- _GOAL_:
Output all the data exactly. Pictures do not belong in the copy.

- _INFORMATION SHOWN_:
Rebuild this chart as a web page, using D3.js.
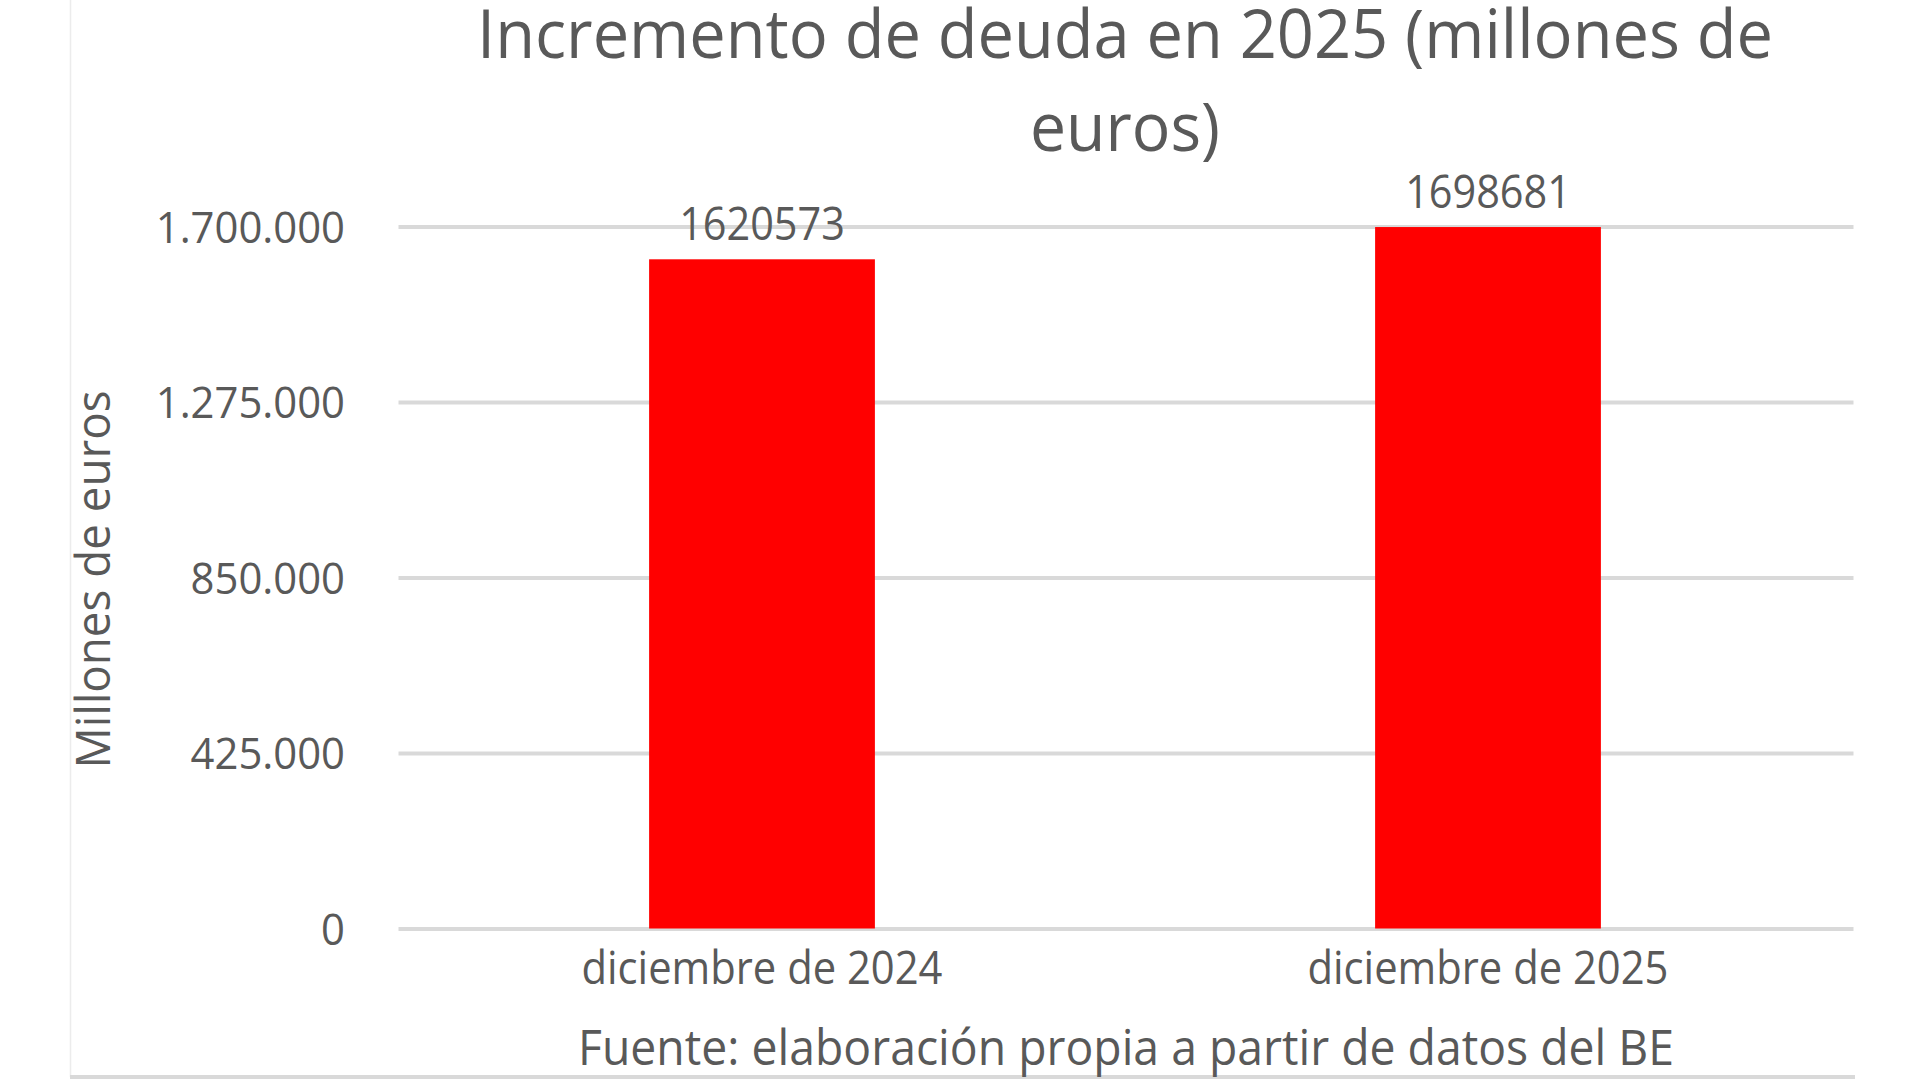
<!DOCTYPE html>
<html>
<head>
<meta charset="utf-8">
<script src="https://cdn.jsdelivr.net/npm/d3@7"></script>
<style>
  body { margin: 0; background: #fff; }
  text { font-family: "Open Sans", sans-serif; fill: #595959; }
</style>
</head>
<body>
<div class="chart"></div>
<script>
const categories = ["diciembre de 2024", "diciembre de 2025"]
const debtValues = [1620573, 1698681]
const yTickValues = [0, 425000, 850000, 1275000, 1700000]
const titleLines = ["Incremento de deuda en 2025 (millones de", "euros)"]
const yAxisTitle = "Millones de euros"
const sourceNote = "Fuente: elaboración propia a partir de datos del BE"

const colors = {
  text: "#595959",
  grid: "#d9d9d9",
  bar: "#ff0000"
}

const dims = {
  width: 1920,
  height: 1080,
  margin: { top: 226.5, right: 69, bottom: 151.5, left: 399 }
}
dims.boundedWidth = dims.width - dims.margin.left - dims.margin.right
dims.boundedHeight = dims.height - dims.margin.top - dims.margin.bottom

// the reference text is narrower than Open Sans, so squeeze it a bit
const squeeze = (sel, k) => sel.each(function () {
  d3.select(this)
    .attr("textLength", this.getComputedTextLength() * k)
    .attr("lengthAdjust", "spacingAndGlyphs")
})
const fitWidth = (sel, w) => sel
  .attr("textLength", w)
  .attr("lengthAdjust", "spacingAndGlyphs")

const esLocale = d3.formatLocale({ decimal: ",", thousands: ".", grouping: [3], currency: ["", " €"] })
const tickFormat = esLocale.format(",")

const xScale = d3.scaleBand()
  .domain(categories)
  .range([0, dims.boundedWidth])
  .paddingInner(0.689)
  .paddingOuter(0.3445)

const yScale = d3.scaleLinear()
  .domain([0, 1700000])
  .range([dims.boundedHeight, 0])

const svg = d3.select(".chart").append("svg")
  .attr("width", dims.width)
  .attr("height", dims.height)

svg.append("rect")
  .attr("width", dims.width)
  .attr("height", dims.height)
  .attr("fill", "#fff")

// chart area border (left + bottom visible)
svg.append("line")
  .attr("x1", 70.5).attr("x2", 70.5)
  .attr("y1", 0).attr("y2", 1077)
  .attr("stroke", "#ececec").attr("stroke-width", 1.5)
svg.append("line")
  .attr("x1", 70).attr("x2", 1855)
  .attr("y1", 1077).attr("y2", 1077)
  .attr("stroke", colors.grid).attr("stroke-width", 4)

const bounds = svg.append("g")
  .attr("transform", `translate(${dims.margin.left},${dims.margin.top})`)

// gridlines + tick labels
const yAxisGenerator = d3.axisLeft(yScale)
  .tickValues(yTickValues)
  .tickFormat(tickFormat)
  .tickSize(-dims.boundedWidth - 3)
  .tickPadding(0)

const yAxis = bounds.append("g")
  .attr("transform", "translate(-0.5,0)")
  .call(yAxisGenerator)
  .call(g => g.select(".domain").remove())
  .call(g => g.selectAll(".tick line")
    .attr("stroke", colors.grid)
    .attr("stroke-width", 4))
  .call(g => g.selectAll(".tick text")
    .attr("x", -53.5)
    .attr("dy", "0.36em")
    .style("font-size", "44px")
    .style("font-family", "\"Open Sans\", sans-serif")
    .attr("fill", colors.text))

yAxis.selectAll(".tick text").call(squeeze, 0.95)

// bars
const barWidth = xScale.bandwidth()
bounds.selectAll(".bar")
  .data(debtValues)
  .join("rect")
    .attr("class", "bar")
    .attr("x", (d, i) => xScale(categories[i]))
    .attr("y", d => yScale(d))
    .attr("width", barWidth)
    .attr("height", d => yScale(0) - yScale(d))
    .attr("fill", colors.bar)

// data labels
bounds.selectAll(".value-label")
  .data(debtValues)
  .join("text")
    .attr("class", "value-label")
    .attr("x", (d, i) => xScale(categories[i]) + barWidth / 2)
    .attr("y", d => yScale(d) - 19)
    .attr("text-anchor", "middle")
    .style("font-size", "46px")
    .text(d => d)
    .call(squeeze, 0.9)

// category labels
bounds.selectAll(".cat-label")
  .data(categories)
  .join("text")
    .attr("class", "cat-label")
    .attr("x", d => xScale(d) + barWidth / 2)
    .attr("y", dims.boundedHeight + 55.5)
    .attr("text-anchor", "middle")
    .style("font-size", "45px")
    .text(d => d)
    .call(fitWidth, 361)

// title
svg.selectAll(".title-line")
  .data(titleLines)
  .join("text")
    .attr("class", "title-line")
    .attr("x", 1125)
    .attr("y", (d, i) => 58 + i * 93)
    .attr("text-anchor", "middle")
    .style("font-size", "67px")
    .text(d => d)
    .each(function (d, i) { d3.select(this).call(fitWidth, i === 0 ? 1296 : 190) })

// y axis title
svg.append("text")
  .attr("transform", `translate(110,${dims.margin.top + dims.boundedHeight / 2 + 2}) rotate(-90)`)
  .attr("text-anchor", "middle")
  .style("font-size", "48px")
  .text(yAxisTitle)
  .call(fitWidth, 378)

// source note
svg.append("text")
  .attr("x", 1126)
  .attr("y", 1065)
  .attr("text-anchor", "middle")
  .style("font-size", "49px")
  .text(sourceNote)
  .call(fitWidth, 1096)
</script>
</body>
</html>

- _TASK SOLUTION_:
Rebuild this chart as a web page, using D3.js.
<!DOCTYPE html>
<html>
<head>
<meta charset="utf-8">
<script src="https://cdn.jsdelivr.net/npm/d3@7"></script>
<style>
  body { margin: 0; background: #fff; }
  text { font-family: "Open Sans", sans-serif; fill: #595959; }
</style>
</head>
<body>
<div class="chart"></div>
<script>
const categories = ["diciembre de 2024", "diciembre de 2025"]
const debtValues = [1620573, 1698681]
const yTickValues = [0, 425000, 850000, 1275000, 1700000]
const titleLines = ["Incremento de deuda en 2025 (millones de", "euros)"]
const yAxisTitle = "Millones de euros"
const sourceNote = "Fuente: elaboración propia a partir de datos del BE"

const colors = {
  text: "#595959",
  grid: "#d9d9d9",
  bar: "#ff0000"
}

const dims = {
  width: 1920,
  height: 1080,
  margin: { top: 226.5, right: 69, bottom: 151.5, left: 399 }
}
dims.boundedWidth = dims.width - dims.margin.left - dims.margin.right
dims.boundedHeight = dims.height - dims.margin.top - dims.margin.bottom

// the reference text is narrower than Open Sans, so squeeze it a bit
const squeeze = (sel, k) => sel.each(function () {
  d3.select(this)
    .attr("textLength", this.getComputedTextLength() * k)
    .attr("lengthAdjust", "spacingAndGlyphs")
})
const fitWidth = (sel, w) => sel
  .attr("textLength", w)
  .attr("lengthAdjust", "spacingAndGlyphs")

const esLocale = d3.formatLocale({ decimal: ",", thousands: ".", grouping: [3], currency: ["", " €"] })
const tickFormat = esLocale.format(",")

const xScale = d3.scaleBand()
  .domain(categories)
  .range([0, dims.boundedWidth])
  .paddingInner(0.689)
  .paddingOuter(0.3445)

const yScale = d3.scaleLinear()
  .domain([0, 1700000])
  .range([dims.boundedHeight, 0])

const svg = d3.select(".chart").append("svg")
  .attr("width", dims.width)
  .attr("height", dims.height)

svg.append("rect")
  .attr("width", dims.width)
  .attr("height", dims.height)
  .attr("fill", "#fff")

// chart area border (left + bottom visible)
svg.append("line")
  .attr("x1", 70.5).attr("x2", 70.5)
  .attr("y1", 0).attr("y2", 1077)
  .attr("stroke", "#ececec").attr("stroke-width", 1.5)
svg.append("line")
  .attr("x1", 70).attr("x2", 1855)
  .attr("y1", 1077).attr("y2", 1077)
  .attr("stroke", colors.grid).attr("stroke-width", 4)

const bounds = svg.append("g")
  .attr("transform", `translate(${dims.margin.left},${dims.margin.top})`)

// gridlines + tick labels
const yAxisGenerator = d3.axisLeft(yScale)
  .tickValues(yTickValues)
  .tickFormat(tickFormat)
  .tickSize(-dims.boundedWidth - 3)
  .tickPadding(0)

const yAxis = bounds.append("g")
  .attr("transform", "translate(-0.5,0)")
  .call(yAxisGenerator)
  .call(g => g.select(".domain").remove())
  .call(g => g.selectAll(".tick line")
    .attr("stroke", colors.grid)
    .attr("stroke-width", 4))
  .call(g => g.selectAll(".tick text")
    .attr("x", -53.5)
    .attr("dy", "0.36em")
    .style("font-size", "44px")
    .style("font-family", "\"Open Sans\", sans-serif")
    .attr("fill", colors.text))

yAxis.selectAll(".tick text").call(squeeze, 0.95)

// bars
const barWidth = xScale.bandwidth()
bounds.selectAll(".bar")
  .data(debtValues)
  .join("rect")
    .attr("class", "bar")
    .attr("x", (d, i) => xScale(categories[i]))
    .attr("y", d => yScale(d))
    .attr("width", barWidth)
    .attr("height", d => yScale(0) - yScale(d))
    .attr("fill", colors.bar)

// data labels
bounds.selectAll(".value-label")
  .data(debtValues)
  .join("text")
    .attr("class", "value-label")
    .attr("x", (d, i) => xScale(categories[i]) + barWidth / 2)
    .attr("y", d => yScale(d) - 19)
    .attr("text-anchor", "middle")
    .style("font-size", "46px")
    .text(d => d)
    .call(squeeze, 0.9)

// category labels
bounds.selectAll(".cat-label")
  .data(categories)
  .join("text")
    .attr("class", "cat-label")
    .attr("x", d => xScale(d) + barWidth / 2)
    .attr("y", dims.boundedHeight + 55.5)
    .attr("text-anchor", "middle")
    .style("font-size", "45px")
    .text(d => d)
    .call(fitWidth, 361)

// title
svg.selectAll(".title-line")
  .data(titleLines)
  .join("text")
    .attr("class", "title-line")
    .attr("x", 1125)
    .attr("y", (d, i) => 58 + i * 93)
    .attr("text-anchor", "middle")
    .style("font-size", "67px")
    .text(d => d)
    .each(function (d, i) { d3.select(this).call(fitWidth, i === 0 ? 1296 : 190) })

// y axis title
svg.append("text")
  .attr("transform", `translate(110,${dims.margin.top + dims.boundedHeight / 2 + 2}) rotate(-90)`)
  .attr("text-anchor", "middle")
  .style("font-size", "48px")
  .text(yAxisTitle)
  .call(fitWidth, 378)

// source note
svg.append("text")
  .attr("x", 1126)
  .attr("y", 1065)
  .attr("text-anchor", "middle")
  .style("font-size", "49px")
  .text(sourceNote)
  .call(fitWidth, 1096)
</script>
</body>
</html>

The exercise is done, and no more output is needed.